A run of records:
▬▬▬▬▬▬

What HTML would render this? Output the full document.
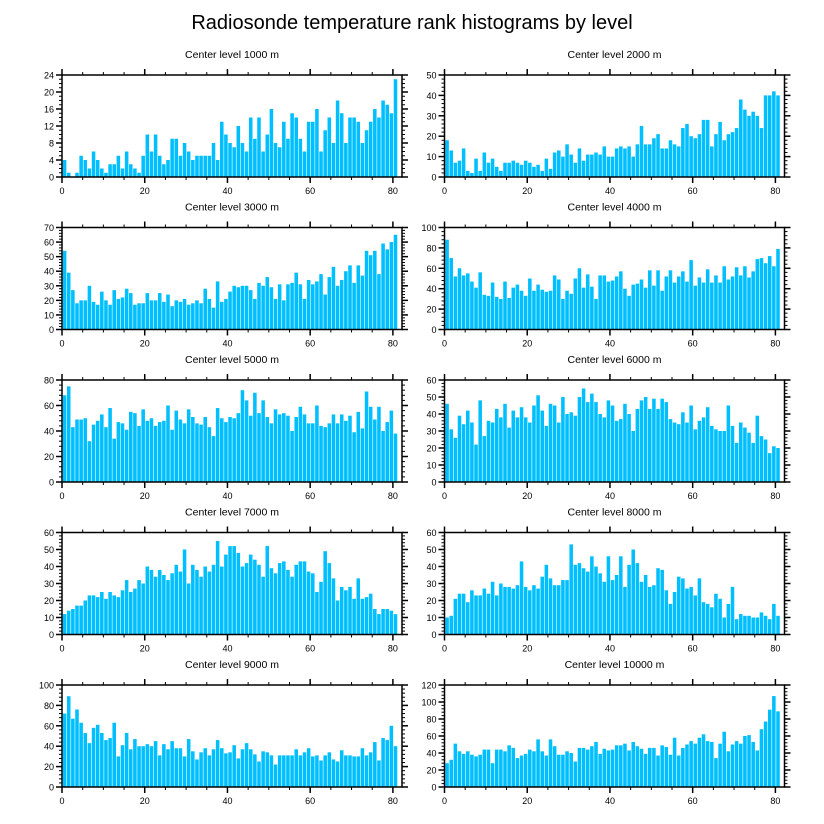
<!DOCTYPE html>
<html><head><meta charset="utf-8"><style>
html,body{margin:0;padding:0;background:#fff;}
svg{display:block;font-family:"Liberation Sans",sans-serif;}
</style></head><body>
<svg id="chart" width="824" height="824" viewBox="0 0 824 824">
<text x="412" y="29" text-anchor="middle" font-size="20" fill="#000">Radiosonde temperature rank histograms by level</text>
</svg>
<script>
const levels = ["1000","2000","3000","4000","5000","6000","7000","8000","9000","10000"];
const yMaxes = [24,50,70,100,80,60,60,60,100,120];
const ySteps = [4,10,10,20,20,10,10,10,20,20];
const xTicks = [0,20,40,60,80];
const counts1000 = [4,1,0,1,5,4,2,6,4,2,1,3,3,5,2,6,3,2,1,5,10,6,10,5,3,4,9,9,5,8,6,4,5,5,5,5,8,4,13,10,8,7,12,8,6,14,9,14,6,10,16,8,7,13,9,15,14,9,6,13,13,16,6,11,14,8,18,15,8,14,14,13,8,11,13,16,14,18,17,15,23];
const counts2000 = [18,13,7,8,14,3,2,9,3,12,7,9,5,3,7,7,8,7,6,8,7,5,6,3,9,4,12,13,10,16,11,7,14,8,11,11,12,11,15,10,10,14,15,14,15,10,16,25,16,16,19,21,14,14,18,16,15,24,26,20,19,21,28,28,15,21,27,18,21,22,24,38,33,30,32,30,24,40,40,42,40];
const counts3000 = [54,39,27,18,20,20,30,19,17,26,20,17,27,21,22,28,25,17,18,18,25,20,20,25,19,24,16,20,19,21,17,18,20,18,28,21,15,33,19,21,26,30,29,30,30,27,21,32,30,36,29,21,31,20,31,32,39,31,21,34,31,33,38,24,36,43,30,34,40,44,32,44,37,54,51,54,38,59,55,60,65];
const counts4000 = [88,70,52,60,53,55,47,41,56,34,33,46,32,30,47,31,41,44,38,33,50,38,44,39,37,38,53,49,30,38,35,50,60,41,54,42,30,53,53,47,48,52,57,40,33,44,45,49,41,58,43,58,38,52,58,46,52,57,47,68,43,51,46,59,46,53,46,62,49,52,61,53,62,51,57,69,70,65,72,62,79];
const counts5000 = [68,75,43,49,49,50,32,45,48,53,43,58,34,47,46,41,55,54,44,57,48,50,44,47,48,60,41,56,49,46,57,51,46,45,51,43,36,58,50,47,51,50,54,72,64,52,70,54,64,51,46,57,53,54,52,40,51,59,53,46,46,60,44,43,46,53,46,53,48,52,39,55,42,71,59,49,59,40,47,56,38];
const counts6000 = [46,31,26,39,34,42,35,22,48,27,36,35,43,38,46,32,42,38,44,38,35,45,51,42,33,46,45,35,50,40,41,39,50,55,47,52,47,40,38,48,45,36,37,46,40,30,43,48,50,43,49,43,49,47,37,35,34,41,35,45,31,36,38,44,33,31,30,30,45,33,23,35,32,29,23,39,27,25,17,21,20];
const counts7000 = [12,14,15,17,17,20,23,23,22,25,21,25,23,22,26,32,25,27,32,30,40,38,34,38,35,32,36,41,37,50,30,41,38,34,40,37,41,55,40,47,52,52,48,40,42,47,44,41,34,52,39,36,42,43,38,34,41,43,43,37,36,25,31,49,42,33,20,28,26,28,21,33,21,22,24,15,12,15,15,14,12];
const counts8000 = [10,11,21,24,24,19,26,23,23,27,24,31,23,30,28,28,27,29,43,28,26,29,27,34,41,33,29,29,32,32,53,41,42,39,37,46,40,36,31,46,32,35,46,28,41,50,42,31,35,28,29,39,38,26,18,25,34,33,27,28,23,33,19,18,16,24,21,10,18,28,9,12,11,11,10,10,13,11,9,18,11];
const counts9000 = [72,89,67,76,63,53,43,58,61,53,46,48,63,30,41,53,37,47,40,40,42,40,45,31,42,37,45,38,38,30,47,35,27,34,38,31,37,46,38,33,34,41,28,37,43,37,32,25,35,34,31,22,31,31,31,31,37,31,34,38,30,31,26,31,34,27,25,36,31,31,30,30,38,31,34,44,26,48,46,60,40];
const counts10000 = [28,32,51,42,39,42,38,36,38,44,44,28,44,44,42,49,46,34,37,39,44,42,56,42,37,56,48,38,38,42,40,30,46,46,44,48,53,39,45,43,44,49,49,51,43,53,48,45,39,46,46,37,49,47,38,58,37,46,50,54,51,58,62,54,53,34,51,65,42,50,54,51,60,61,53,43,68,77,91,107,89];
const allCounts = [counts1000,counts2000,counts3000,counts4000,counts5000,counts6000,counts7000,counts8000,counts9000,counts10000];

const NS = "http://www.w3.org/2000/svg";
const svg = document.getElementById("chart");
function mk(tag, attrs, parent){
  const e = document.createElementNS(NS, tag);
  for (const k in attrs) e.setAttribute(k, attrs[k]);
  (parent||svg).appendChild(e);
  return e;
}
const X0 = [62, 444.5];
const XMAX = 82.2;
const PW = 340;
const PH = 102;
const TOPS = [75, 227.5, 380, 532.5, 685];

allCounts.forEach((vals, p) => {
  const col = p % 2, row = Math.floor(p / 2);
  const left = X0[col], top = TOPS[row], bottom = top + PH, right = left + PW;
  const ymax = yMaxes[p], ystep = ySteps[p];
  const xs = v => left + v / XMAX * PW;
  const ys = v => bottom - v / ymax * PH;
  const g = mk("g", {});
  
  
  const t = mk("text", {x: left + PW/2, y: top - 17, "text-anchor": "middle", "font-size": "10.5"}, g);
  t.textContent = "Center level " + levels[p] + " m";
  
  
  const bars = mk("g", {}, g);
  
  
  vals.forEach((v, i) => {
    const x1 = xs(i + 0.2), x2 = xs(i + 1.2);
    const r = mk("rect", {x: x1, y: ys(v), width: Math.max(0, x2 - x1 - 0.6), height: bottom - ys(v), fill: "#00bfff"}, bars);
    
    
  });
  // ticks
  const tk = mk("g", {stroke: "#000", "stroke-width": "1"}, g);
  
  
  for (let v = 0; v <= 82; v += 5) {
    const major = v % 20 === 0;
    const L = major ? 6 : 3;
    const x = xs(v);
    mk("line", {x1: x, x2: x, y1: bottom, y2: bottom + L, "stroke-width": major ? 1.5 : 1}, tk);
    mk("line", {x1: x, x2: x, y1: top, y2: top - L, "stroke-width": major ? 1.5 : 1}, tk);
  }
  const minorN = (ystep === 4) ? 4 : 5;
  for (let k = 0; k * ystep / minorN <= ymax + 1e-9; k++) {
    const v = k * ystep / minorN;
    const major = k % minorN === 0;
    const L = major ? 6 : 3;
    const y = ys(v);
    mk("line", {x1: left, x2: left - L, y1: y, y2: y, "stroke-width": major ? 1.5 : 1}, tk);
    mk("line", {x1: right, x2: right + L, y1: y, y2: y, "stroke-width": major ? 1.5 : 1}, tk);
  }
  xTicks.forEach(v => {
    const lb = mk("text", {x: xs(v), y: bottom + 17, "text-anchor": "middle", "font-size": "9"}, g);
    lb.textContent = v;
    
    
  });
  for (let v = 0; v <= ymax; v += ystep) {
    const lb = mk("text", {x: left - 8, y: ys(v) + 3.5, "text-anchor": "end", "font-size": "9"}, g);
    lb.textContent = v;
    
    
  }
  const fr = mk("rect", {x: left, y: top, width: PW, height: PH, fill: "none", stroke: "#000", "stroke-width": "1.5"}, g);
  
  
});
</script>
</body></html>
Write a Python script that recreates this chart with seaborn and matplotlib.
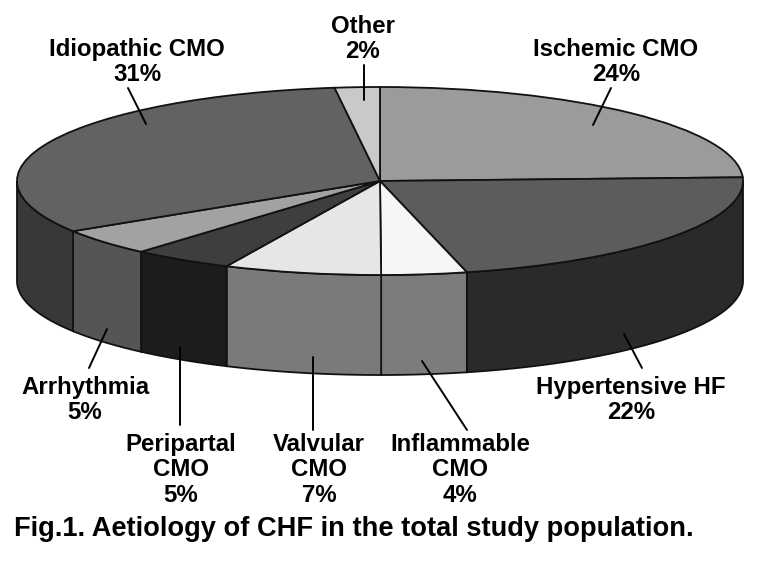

▬▬▬▬▬▬

__Problem__
Except for the pictures, copy every line of the records above exactly.

__Solution__
What HTML would render this? Output the full document.
<!DOCTYPE html>
<html><head><meta charset="utf-8"><style>
html,body{margin:0;padding:0;background:#fff;}
svg{display:block;font-family:"Liberation Sans",sans-serif;}
</style></head><body>
<svg id="chart" width="824" height="824" viewBox="0 0 824 824">
<text x="412" y="29" text-anchor="middle" font-size="20" fill="#000">Radiosonde temperature rank histograms by level</text>
</svg>
<script>
const levels = ["1000","2000","3000","4000","5000","6000","7000","8000","9000","10000"];
const yMaxes = [24,50,70,100,80,60,60,60,100,120];
const ySteps = [4,10,10,20,20,10,10,10,20,20];
const xTicks = [0,20,40,60,80];
const counts1000 = [4,1,0,1,5,4,2,6,4,2,1,3,3,5,2,6,3,2,1,5,10,6,10,5,3,4,9,9,5,8,6,4,5,5,5,5,8,4,13,10,8,7,12,8,6,14,9,14,6,10,16,8,7,13,9,15,14,9,6,13,13,16,6,11,14,8,18,15,8,14,14,13,8,11,13,16,14,18,17,15,23];
const counts2000 = [18,13,7,8,14,3,2,9,3,12,7,9,5,3,7,7,8,7,6,8,7,5,6,3,9,4,12,13,10,16,11,7,14,8,11,11,12,11,15,10,10,14,15,14,15,10,16,25,16,16,19,21,14,14,18,16,15,24,26,20,19,21,28,28,15,21,27,18,21,22,24,38,33,30,32,30,24,40,40,42,40];
const counts3000 = [54,39,27,18,20,20,30,19,17,26,20,17,27,21,22,28,25,17,18,18,25,20,20,25,19,24,16,20,19,21,17,18,20,18,28,21,15,33,19,21,26,30,29,30,30,27,21,32,30,36,29,21,31,20,31,32,39,31,21,34,31,33,38,24,36,43,30,34,40,44,32,44,37,54,51,54,38,59,55,60,65];
const counts4000 = [88,70,52,60,53,55,47,41,56,34,33,46,32,30,47,31,41,44,38,33,50,38,44,39,37,38,53,49,30,38,35,50,60,41,54,42,30,53,53,47,48,52,57,40,33,44,45,49,41,58,43,58,38,52,58,46,52,57,47,68,43,51,46,59,46,53,46,62,49,52,61,53,62,51,57,69,70,65,72,62,79];
const counts5000 = [68,75,43,49,49,50,32,45,48,53,43,58,34,47,46,41,55,54,44,57,48,50,44,47,48,60,41,56,49,46,57,51,46,45,51,43,36,58,50,47,51,50,54,72,64,52,70,54,64,51,46,57,53,54,52,40,51,59,53,46,46,60,44,43,46,53,46,53,48,52,39,55,42,71,59,49,59,40,47,56,38];
const counts6000 = [46,31,26,39,34,42,35,22,48,27,36,35,43,38,46,32,42,38,44,38,35,45,51,42,33,46,45,35,50,40,41,39,50,55,47,52,47,40,38,48,45,36,37,46,40,30,43,48,50,43,49,43,49,47,37,35,34,41,35,45,31,36,38,44,33,31,30,30,45,33,23,35,32,29,23,39,27,25,17,21,20];
const counts7000 = [12,14,15,17,17,20,23,23,22,25,21,25,23,22,26,32,25,27,32,30,40,38,34,38,35,32,36,41,37,50,30,41,38,34,40,37,41,55,40,47,52,52,48,40,42,47,44,41,34,52,39,36,42,43,38,34,41,43,43,37,36,25,31,49,42,33,20,28,26,28,21,33,21,22,24,15,12,15,15,14,12];
const counts8000 = [10,11,21,24,24,19,26,23,23,27,24,31,23,30,28,28,27,29,43,28,26,29,27,34,41,33,29,29,32,32,53,41,42,39,37,46,40,36,31,46,32,35,46,28,41,50,42,31,35,28,29,39,38,26,18,25,34,33,27,28,23,33,19,18,16,24,21,10,18,28,9,12,11,11,10,10,13,11,9,18,11];
const counts9000 = [72,89,67,76,63,53,43,58,61,53,46,48,63,30,41,53,37,47,40,40,42,40,45,31,42,37,45,38,38,30,47,35,27,34,38,31,37,46,38,33,34,41,28,37,43,37,32,25,35,34,31,22,31,31,31,31,37,31,34,38,30,31,26,31,34,27,25,36,31,31,30,30,38,31,34,44,26,48,46,60,40];
const counts10000 = [28,32,51,42,39,42,38,36,38,44,44,28,44,44,42,49,46,34,37,39,44,42,56,42,37,56,48,38,38,42,40,30,46,46,44,48,53,39,45,43,44,49,49,51,43,53,48,45,39,46,46,37,49,47,38,58,37,46,50,54,51,58,62,54,53,34,51,65,42,50,54,51,60,61,53,43,68,77,91,107,89];
const allCounts = [counts1000,counts2000,counts3000,counts4000,counts5000,counts6000,counts7000,counts8000,counts9000,counts10000];

const NS = "http://www.w3.org/2000/svg";
const svg = document.getElementById("chart");
function mk(tag, attrs, parent){
  const e = document.createElementNS(NS, tag);
  for (const k in attrs) e.setAttribute(k, attrs[k]);
  (parent||svg).appendChild(e);
  return e;
}
const X0 = [62, 444.5];
const XMAX = 82.2;
const PW = 340;
const PH = 102;
const TOPS = [75, 227.5, 380, 532.5, 685];

allCounts.forEach((vals, p) => {
  const col = p % 2, row = Math.floor(p / 2);
  const left = X0[col], top = TOPS[row], bottom = top + PH, right = left + PW;
  const ymax = yMaxes[p], ystep = ySteps[p];
  const xs = v => left + v / XMAX * PW;
  const ys = v => bottom - v / ymax * PH;
  const g = mk("g", {});
  
  
  const t = mk("text", {x: left + PW/2, y: top - 17, "text-anchor": "middle", "font-size": "10.5"}, g);
  t.textContent = "Center level " + levels[p] + " m";
  
  
  const bars = mk("g", {}, g);
  
  
  vals.forEach((v, i) => {
    const x1 = xs(i + 0.2), x2 = xs(i + 1.2);
    const r = mk("rect", {x: x1, y: ys(v), width: Math.max(0, x2 - x1 - 0.6), height: bottom - ys(v), fill: "#00bfff"}, bars);
    
    
  });
  // ticks
  const tk = mk("g", {stroke: "#000", "stroke-width": "1"}, g);
  
  
  for (let v = 0; v <= 82; v += 5) {
    const major = v % 20 === 0;
    const L = major ? 6 : 3;
    const x = xs(v);
    mk("line", {x1: x, x2: x, y1: bottom, y2: bottom + L, "stroke-width": major ? 1.5 : 1}, tk);
    mk("line", {x1: x, x2: x, y1: top, y2: top - L, "stroke-width": major ? 1.5 : 1}, tk);
  }
  const minorN = (ystep === 4) ? 4 : 5;
  for (let k = 0; k * ystep / minorN <= ymax + 1e-9; k++) {
    const v = k * ystep / minorN;
    const major = k % minorN === 0;
    const L = major ? 6 : 3;
    const y = ys(v);
    mk("line", {x1: left, x2: left - L, y1: y, y2: y, "stroke-width": major ? 1.5 : 1}, tk);
    mk("line", {x1: right, x2: right + L, y1: y, y2: y, "stroke-width": major ? 1.5 : 1}, tk);
  }
  xTicks.forEach(v => {
    const lb = mk("text", {x: xs(v), y: bottom + 17, "text-anchor": "middle", "font-size": "9"}, g);
    lb.textContent = v;
    
    
  });
  for (let v = 0; v <= ymax; v += ystep) {
    const lb = mk("text", {x: left - 8, y: ys(v) + 3.5, "text-anchor": "end", "font-size": "9"}, g);
    lb.textContent = v;
    
    
  }
  const fr = mk("rect", {x: left, y: top, width: PW, height: PH, fill: "none", stroke: "#000", "stroke-width": "1.5"}, g);
  
  
});
</script>
</body></html>
Write a Python script that recreates this chart with seaborn and matplotlib.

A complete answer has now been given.